Supplied data:
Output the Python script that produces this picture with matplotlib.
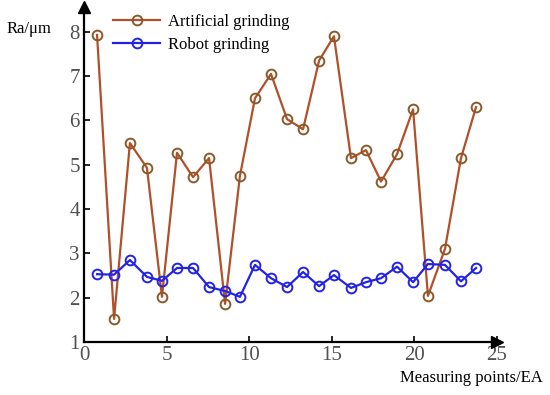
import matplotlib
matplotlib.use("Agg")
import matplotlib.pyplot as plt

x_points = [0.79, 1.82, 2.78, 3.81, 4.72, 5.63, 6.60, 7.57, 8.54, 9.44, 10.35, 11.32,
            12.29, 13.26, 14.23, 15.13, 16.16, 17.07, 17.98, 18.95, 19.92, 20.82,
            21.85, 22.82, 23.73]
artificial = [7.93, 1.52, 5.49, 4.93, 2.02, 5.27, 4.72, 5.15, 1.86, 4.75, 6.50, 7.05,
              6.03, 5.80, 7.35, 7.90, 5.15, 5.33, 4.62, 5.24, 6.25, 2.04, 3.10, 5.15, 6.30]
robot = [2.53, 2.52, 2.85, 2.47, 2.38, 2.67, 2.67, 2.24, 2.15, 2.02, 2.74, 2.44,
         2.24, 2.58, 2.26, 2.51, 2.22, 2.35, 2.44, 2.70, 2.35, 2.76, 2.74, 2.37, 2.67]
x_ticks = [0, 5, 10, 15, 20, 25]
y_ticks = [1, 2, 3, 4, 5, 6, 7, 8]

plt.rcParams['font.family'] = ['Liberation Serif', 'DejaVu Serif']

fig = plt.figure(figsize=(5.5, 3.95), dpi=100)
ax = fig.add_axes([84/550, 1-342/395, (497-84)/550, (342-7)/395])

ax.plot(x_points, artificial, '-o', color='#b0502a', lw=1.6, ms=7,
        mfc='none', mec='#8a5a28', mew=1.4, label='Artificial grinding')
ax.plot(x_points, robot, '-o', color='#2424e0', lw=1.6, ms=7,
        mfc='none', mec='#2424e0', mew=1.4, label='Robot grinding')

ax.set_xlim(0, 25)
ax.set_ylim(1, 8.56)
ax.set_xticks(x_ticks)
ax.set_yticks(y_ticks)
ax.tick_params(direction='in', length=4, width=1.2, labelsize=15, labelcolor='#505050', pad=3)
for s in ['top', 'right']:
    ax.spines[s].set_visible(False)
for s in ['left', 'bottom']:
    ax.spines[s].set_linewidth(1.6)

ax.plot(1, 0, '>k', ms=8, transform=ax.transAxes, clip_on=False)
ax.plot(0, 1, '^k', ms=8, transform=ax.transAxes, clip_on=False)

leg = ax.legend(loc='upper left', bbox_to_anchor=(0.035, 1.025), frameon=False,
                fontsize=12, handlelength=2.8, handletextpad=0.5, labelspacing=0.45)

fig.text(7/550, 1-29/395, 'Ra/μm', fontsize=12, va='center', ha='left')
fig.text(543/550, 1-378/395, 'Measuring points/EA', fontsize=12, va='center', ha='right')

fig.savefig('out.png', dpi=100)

Task instructions: Quote, please, every line of the material above from its start through the line that has "y_ticks = [1, 2, 3, 4, 5, 6, 7, 8]", reproducing the words exactly and dropping any images.

Answer for this exercise:
Output the Python script that produces this picture with matplotlib.
import matplotlib
matplotlib.use("Agg")
import matplotlib.pyplot as plt

x_points = [0.79, 1.82, 2.78, 3.81, 4.72, 5.63, 6.60, 7.57, 8.54, 9.44, 10.35, 11.32,
            12.29, 13.26, 14.23, 15.13, 16.16, 17.07, 17.98, 18.95, 19.92, 20.82,
            21.85, 22.82, 23.73]
artificial = [7.93, 1.52, 5.49, 4.93, 2.02, 5.27, 4.72, 5.15, 1.86, 4.75, 6.50, 7.05,
              6.03, 5.80, 7.35, 7.90, 5.15, 5.33, 4.62, 5.24, 6.25, 2.04, 3.10, 5.15, 6.30]
robot = [2.53, 2.52, 2.85, 2.47, 2.38, 2.67, 2.67, 2.24, 2.15, 2.02, 2.74, 2.44,
         2.24, 2.58, 2.26, 2.51, 2.22, 2.35, 2.44, 2.70, 2.35, 2.76, 2.74, 2.37, 2.67]
x_ticks = [0, 5, 10, 15, 20, 25]
y_ticks = [1, 2, 3, 4, 5, 6, 7, 8]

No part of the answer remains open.